For most of a decade, Marvel’s God of Mischief hasn’t needed much more reason to exist than the chaos he creates.
Now though, Tom Hiddleston’s Loki has a story of his own, and it’s a multi-hour journey on Disney+ that promises to better define the contours of this complicated character. Already in the first episode, we’ve cut deeper into the heart of who he is than we ever did across his five big screen blockbuster appearances.
“I don’t enjoy hurting people,” he tells Owen Wilson’s Agent Mobius in his revealing final scene from “Glorious Purpose,” Loki‘s opening episode. “I do it because I have to, because I’ve had to… Because it’s part of the illusion. It’s the cruel, elaborate trick conjured by the weak to inspire fear,” he continues, visibly gesturing to himself at the mention of “weak.”
Loki concludes he’s “a villain,” though Mobius quickly disagrees: “That’s not how I see it.” The conversation switches gears at that point, but the words resonate. You immediately get the sense we’ll be returning to this line of thought at a later date.
Does Loki ever seem like a villain who’s operating with focused sense of purpose?
Brief as it is, though, it’s also the clearest insight we’ve ever had into Loki’s “glorious purpose.” The choice to use that phrase is particularly notable. It’s a throwback; when Loki arrives in the Gobi Desert in the opening scene and confidently declares “I am Loki of Asgard, and I am burdened with glorious purpose,” he’s repeating his own introduction to Nick Fury from the first scene of Avengers.

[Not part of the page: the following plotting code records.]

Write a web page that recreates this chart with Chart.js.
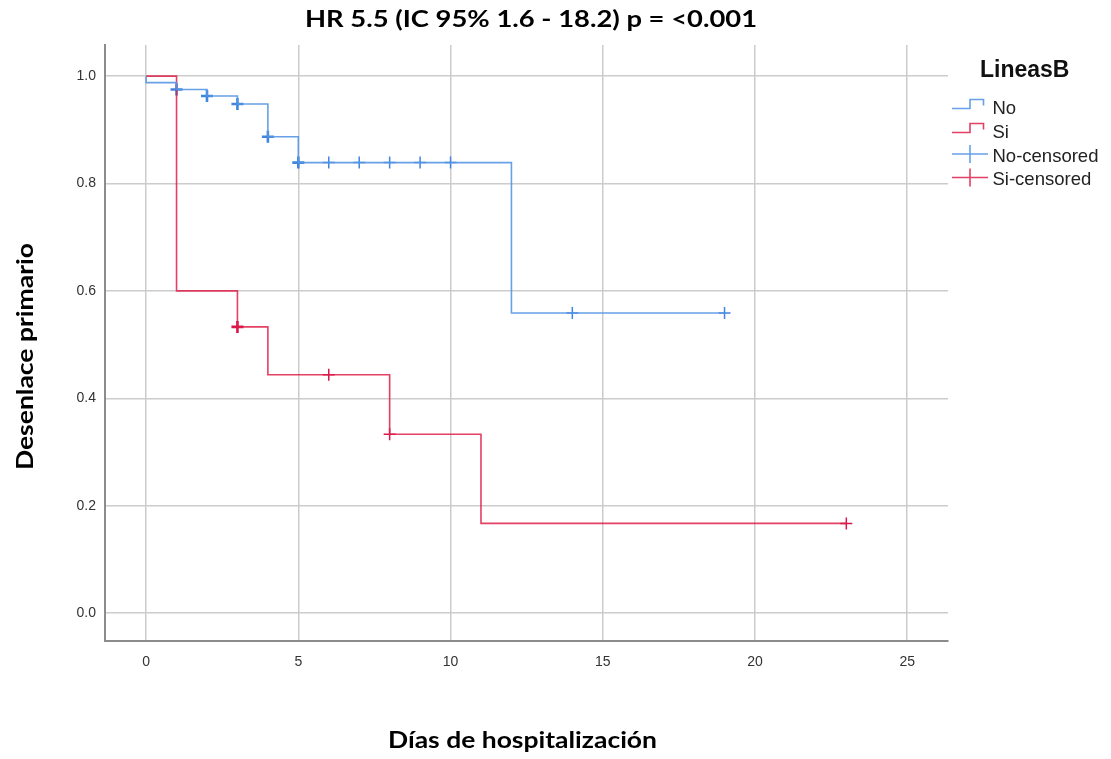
<!DOCTYPE html>
<html>
<head>
<meta charset="utf-8">
<script src="https://cdn.jsdelivr.net/npm/chart.js@4.4.1/dist/chart.umd.min.js"></script>
<style>
  html, body { margin: 0; padding: 0; background: #fff; }
  #wrap { width: 1111px; height: 759px; position: relative; }
</style>
</head>
<body>
<div id="wrap"><canvas id="km"></canvas></div>
<script>
// Kaplan-Meier estimates by group (LineasB)
const noTimes = [0, 0, 1, 2, 3, 4, 5, 12, 19];
const noSurv  = [1.0, 0.988, 0.975, 0.963, 0.948, 0.887, 0.839, 0.559, 0.559];
const siTimes = [0, 1, 3, 4, 8, 11, 23];
const siSurv  = [1.0, 0.6, 0.533, 0.444, 0.333, 0.167, 0.167];

// Censored observations (count > 1 means tied censoring at that time)
const noCensTimes = [1, 2, 3, 4, 5, 6, 7, 8, 9, 10, 14, 19];
const noCensSurv  = [0.975, 0.963, 0.948, 0.887, 0.839, 0.839, 0.839, 0.839, 0.839, 0.839, 0.559, 0.559];
const noCensCount = [2, 2, 2, 2, 2, 1, 1, 1, 1, 1, 1, 1];
const siCensTimes = [3, 6, 8, 23];
const siCensSurv  = [0.533, 0.444, 0.333, 0.167];
const siCensCount = [2, 1, 1, 1];

const xTicks = [0, 5, 10, 15, 20, 25];
const yTicks = [0, 0.2, 0.4, 0.6, 0.8, 1.0];

const groupNames = ['No', 'Si', 'No-censored', 'Si-censored'];
const legendTitle = 'LineasB';
const chartTitle = 'HR 5.5 (IC 95% 1.6 - 18.2) p = <0.001';
const xTitle = 'Días de hospitalización';
const yTitle = 'Desenlace primario';

const BLUE = 'rgba(86,150,228,0.9)';
const BLUE_MARK = '#3f86de';
const RED = 'rgba(222,30,72,0.85)';
const RED_MARK = '#d8174a';

const TITLE_FONT = 'bold 23.5px Lato, "Open Sans", sans-serif';
const TICK_FONT = { family: '"Liberation Sans", Arial, sans-serif', size: 14 };

const toXY = (xs, ys) => xs.map((x, i) => ({ x: x, y: ys[i] }));

// Draws centred text stretched horizontally to a given width
function fitText(ctx, text, width) {
  const w = ctx.measureText(text).width;
  const k = width / w;
  ctx.save();
  ctx.scale(k, 1);
  ctx.fillText(text, 0, 0);
  ctx.restore();
}

// Chart title and axis titles
const titles = {
  id: 'titles',
  afterDraw(chart) {
    const ctx = chart.ctx;
    ctx.save();
    ctx.fillStyle = '#000';
    ctx.textAlign = 'center';
    ctx.textBaseline = 'alphabetic';
    ctx.font = TITLE_FONT;

    ctx.save();
    ctx.translate(531, 27);
    fitText(ctx, chartTitle, 452);
    ctx.restore();

    ctx.save();
    ctx.translate(522.5, 748);
    fitText(ctx, xTitle, 269);
    ctx.restore();

    ctx.save();
    ctx.translate(33, 356.5);
    ctx.rotate(-Math.PI / 2);
    fitText(ctx, yTitle, 227);
    ctx.restore();

    ctx.restore();
  }
};

// Legend drawn at the right of the plot
const sideLegend = {
  id: 'sideLegend',
  afterDraw(chart) {
    const ctx = chart.ctx;
    ctx.save();
    ctx.textAlign = 'left';
    ctx.textBaseline = 'alphabetic';
    ctx.fillStyle = '#111';
    ctx.font = 'bold 23px "Liberation Sans", Arial, sans-serif';
    ctx.fillText(legendTitle, 980, 77);

    const baselines = [113.5, 137.5, 161.5, 185];
    const colors = [BLUE, RED, BLUE, RED];
    ctx.lineWidth = 1.6;
    baselines.forEach((b, i) => {
      ctx.strokeStyle = colors[i];
      ctx.beginPath();
      if (i < 2) {
        ctx.moveTo(952, b - 5);
        ctx.lineTo(970, b - 5);
        ctx.lineTo(970, b - 14);
        ctx.lineTo(983.5, b - 14);
        ctx.lineTo(983.5, b - 8);
      } else {
        const y = b - 7.5;
        ctx.moveTo(952, y);
        ctx.lineTo(988, y);
        ctx.moveTo(970, y - 9);
        ctx.lineTo(970, y + 9);
      }
      ctx.stroke();
      ctx.fillStyle = '#222';
      ctx.font = '18.5px "Liberation Sans", Arial, sans-serif';
      ctx.fillText(groupNames[i], 992.5, b);
    });
    ctx.restore();
  }
};

new Chart(document.getElementById('km'), {
  type: 'line',
  data: {
    datasets: [
      {
        label: groupNames[0],
        data: toXY(noTimes, noSurv),
        stepped: 'before',
        borderColor: BLUE,
        borderWidth: 1.6,
        pointRadius: 0,
        fill: false
      },
      {
        label: groupNames[1],
        data: toXY(siTimes, siSurv),
        stepped: 'before',
        borderColor: RED,
        borderWidth: 1.6,
        pointRadius: 0,
        fill: false
      },
      {
        label: groupNames[2],
        data: toXY(noCensTimes, noCensSurv),
        showLine: false,
        pointStyle: 'cross',
        pointRadius: 6,
        pointBorderColor: BLUE_MARK,
        pointBorderWidth: noCensCount.map(c => c > 1 ? 2.6 : 1.5),
        pointHoverRadius: 6
      },
      {
        label: groupNames[3],
        data: toXY(siCensTimes, siCensSurv),
        showLine: false,
        pointStyle: 'cross',
        pointRadius: 6,
        pointBorderColor: RED_MARK,
        pointBorderWidth: siCensCount.map(c => c > 1 ? 2.6 : 1.5),
        pointHoverRadius: 6
      }
    ]
  },
  options: {
    responsive: true,
    maintainAspectRatio: false,
    animation: false,
    devicePixelRatio: 1,
    layout: { padding: { left: 0, right: 163, top: 45, bottom: 0 } },
    plugins: {
      legend: { display: false },
      tooltip: { enabled: false },
      title: { display: false }
    },
    scales: {
      x: {
        type: 'linear',
        min: -1.35,
        max: 26.34,
        afterBuildTicks: (s) => { s.ticks = xTicks.map(v => ({ value: v })); },
        afterFit: (s) => { s.height = 118; },
        grid: { color: '#cccccc', lineWidth: 1.5, drawTicks: false },
        border: { color: '#8c8c8c', width: 2 },
        ticks: {
          padding: 13,
          color: '#333',
          font: TICK_FONT,
          callback: (v) => String(v)
        }
      },
      y: {
        type: 'linear',
        min: -0.052,
        max: 1.058,
        afterBuildTicks: (s) => { s.ticks = yTicks.map(v => ({ value: v })); },
        afterFit: (s) => { s.width = 105; },
        grid: { color: '#cccccc', lineWidth: 1.5, drawTicks: false },
        border: { color: '#8c8c8c', width: 2 },
        ticks: {
          padding: 9,
          color: '#333',
          font: TICK_FONT,
          callback: (v) => v.toFixed(1)
        }
      }
    }
  },
  plugins: [titles, sideLegend]
});
</script>
</body>
</html>
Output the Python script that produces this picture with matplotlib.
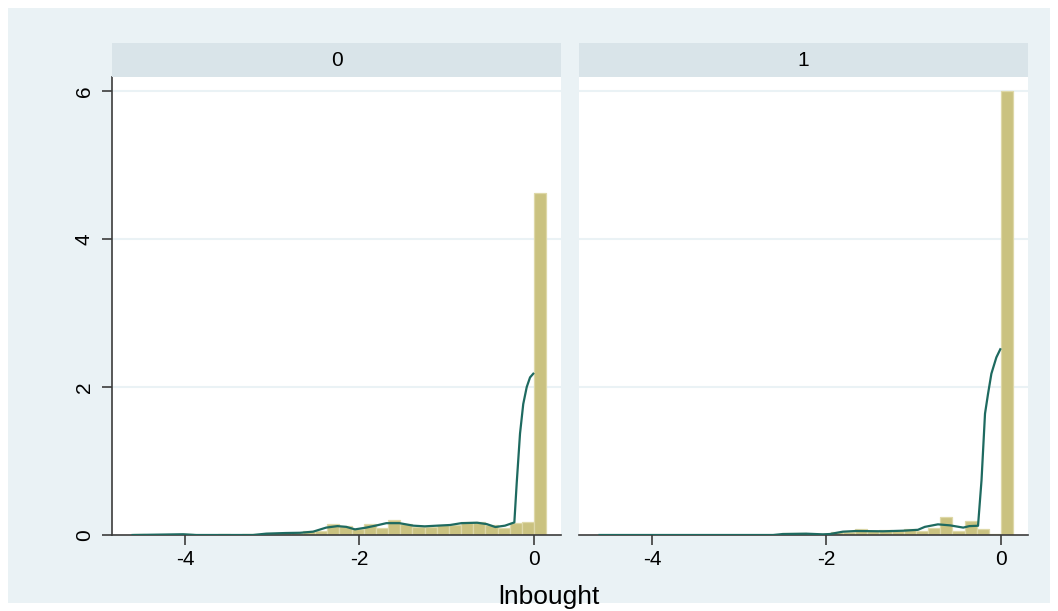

It’s not an accident. The show is making a point here in nodding vigorously back to its eponymous star’s first Marvel Cinematic Universe appearance. Loki will surely be advancing the agenda of the MCU’s next phase of storytelling, but it also promises to bring us answers about its central character. Who is Loki and why does he do what he does?
Go watch Avengers again. Does Loki ever seem like a villain who’s operating with a straightforward and focused sense of purpose? This scene is a good example. His exchange with Tony Stark plays like banter, but again and again the back-and-forth gives Tony the upper hand. You can see moments of doubt creeping into Hiddleston’s performance. He seems unsure of his glorious purpose.
Loki never comes off as entirely certain of why he’s doing all these terrible things. He says he wants power, and he wants to rule Midgard (aka Earth) so he can free people from what he sees as the imprisoning illusion of freedom. But unlike, say, Thanos, whose motives are very specifically and visibly built around a singular destructive act — in which he casts himself as a hero, no less — Loki is unbound. His tangible objectives are clear, but the overarching goals they support are completely nebulous.
It’s almost as if he doesn’t know it himself. Perhaps the answer here is as simple as him having a lust for chaos. Loki is the God of Mischief, after all, and what is mischief if not chaos given form? I’m not so sure about that, though. Tony clearly rattles him in our aforementioned Avengers example, and it happens every time he challenges the specifics of Loki’s nefarious plan.
Maybe it’s that Loki is a prisoner of the same sort of freedom he hopes to wrest away from the people of Midgard? In Avengers, he tells Fury that freedom is “life’s great lie.” That’s his justification for using the Tesseract to subvert the minds of people like Clint Barton and Eric Selvig. But it’s a flawed equation. He doesn’t seem to realize, or at least consciously acknowledge, that in a victory scenario Loki is the only one who will still be totally free.
Loki, the series, seems to add another layer into this complicated puzzle with the fatalistic definition of time and history laid out in “Glorious Purpose.” We learn, along with Loki — or his Variant, anyway — that all of time is pre-ordained according to a “sacred” timeline. The true Loki, the only one that was ever supposed to be, lost to Earth’s mightiest heroes multiple times. He had a hand in killing his own mother. He died an honorable death, even if it was ultimately a wasted effort.
These revelations seem to shatter Loki’s sense of self. He realizes in one overwhelming moment that his “glorious purpose” was the God of Mischief’s biggest whopper of a lie. It’s the one he sold to himself, and it served as a bludgeon for him to wield as he carried out his master plan. But Loki is a strange one. He’s never come off as a villain who himself believes that he’s the hero of his own story.
In its first hour, Loki makes it clear that this is more than just another caper from Marvel’s favorite mischievous scamp. He’s set to go out and hunt himself, and that investigation is likely to lead him to a new understanding of who Loki, God of Mischief, really is and what makes him tick. It’s shaping up to be a twist on the Jekyll and Hyde story, where the doctor, our “good” Loki Variant, gets to observe his murderous self, and perhaps learn from the experience.
Maybe Mobius is right about Loki. Maybe, despite the checkered past, he’s not a villain at all. But “Glorious Purpose” makes it clear that we’ve never actually gotten to know who it is that lies at the center of all the chaos.